Sep
18

David Reviews The Shield #1

Posted by on Friday, September 18th, 2009 at 02:00:25 PM

The Shield #1 cover
The Shield #1
“Kicking Down the Door pt. 1”
by Eric Trautmann & Marco Rudy
“Burning Inside pt. 1”
by Brandon Jerwa & Greg Scott

The first thing that struck me about this was how much it differed – in a good way – from J. Michael Straczynski’s lead-in that capped off his Red Circle series of one-shots. Where Straczynski combined the traditional Captain America super-soldier origin with stock scenes heavily inspired by Generation Kill and added on a layer of military conspiracy to tie it in with the other Red Circle stories, Trautmann creates an early-career super-soldier who isn’t fighting as morally convincing a war as Captain America was, and as a result, is forced to operate a bit more cynically.

And to be honest, that’s really what the book is – a modern-day early-career Captain America story, and it’s a distinction that means a surprising amount. Trautmann’s Joe Higgins is still idealistic enough to be sympathetic as a patriot DC superhero, while pragmatic enough that the book doesn’t descend into a series of polemics regarding the nature of the war on terror. The Shield’s environment is what it is, and he has no pretensions of changing it, just doing what he can to make it suck less for other people.

Marco Rudy’s art job is definitely taking a star turn here – there’s a lot of J.H. Williams III inspiration (one that DC seems to acknowledge and encourage, considering they gave him early JHW3 inker Mick Gray), particularly with the panel layouts and the use of geometric shapes and circuitry to accentuate the actual storytelling. When you’re in year two of your career with the Big Two, there are far worse artists to be taking inspiration from, and I look forward to seeing how Rudy develops in the coming years (his storytelling is already considerably more adventurous than his probably rushed work on Final Crisis). In all, what Trautmann and Rudy are setting a strong foundation for a bunch of stories, and although Straczynski’s conspiracy from the original Red Circle stories must have to return at some point, I’ve got faith in this creative team to freshen it up from JMS’s rather hackneyed approach.

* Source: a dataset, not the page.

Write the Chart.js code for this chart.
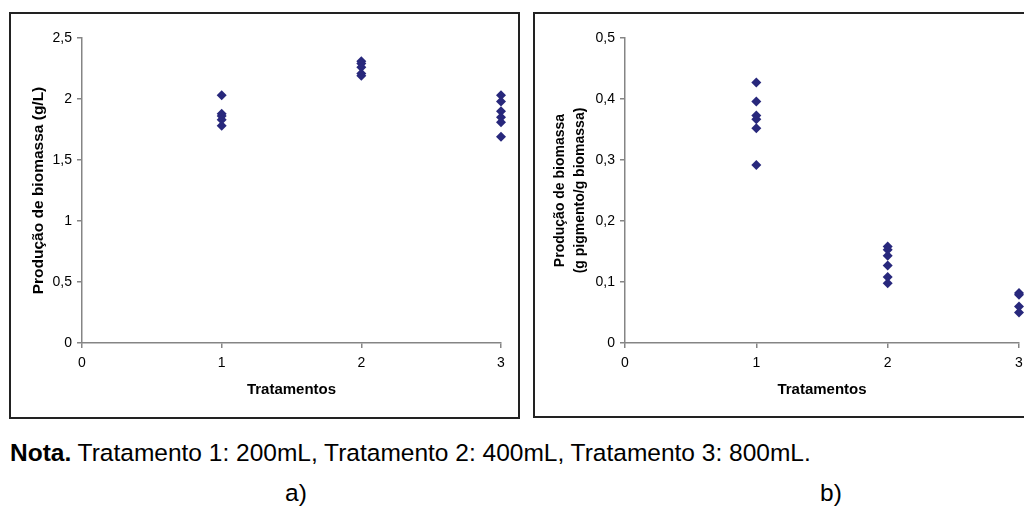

The Inferno backup by Brandon Jerwa and Greg Scott has more immediate ties to the overall Red Circle story and makes it clear that these ongoing series are going to remain at least somewhat related. It continues from the end of Inferno’s oneshot way more directly than Shield did from its own, and the fact that it keeps one-shot artist Greg Scott certainly adds a lot to that feeling of continuity. It’s entertaining enough – so far, a fairly standard amnesiac-fugitive story with a few superhuman twists – but while it doesn’t impress as main story, the extra buck you’re spending on this doesn’t feel like a rip-off either. And it’s only ten pages, so there’s certainly ample room for improvement. I’ve never read Jerwa’s work before, since I tend to perhaps unfairly stigmatize licensed material (I really couldn’t care about Battlestar Galactica or G.I. Joe comics), but he’s solid enough here that I won’t skip this in the future. In short, I was really happy paying four dollars for this. It’s a lot of relatively new talent going as wild as they can within the admittedly pretty tight editorial constraints, but it’s a smart, pretty and entertaining read with a lot of potential. I just hope it doesn’t get canceled within six issues.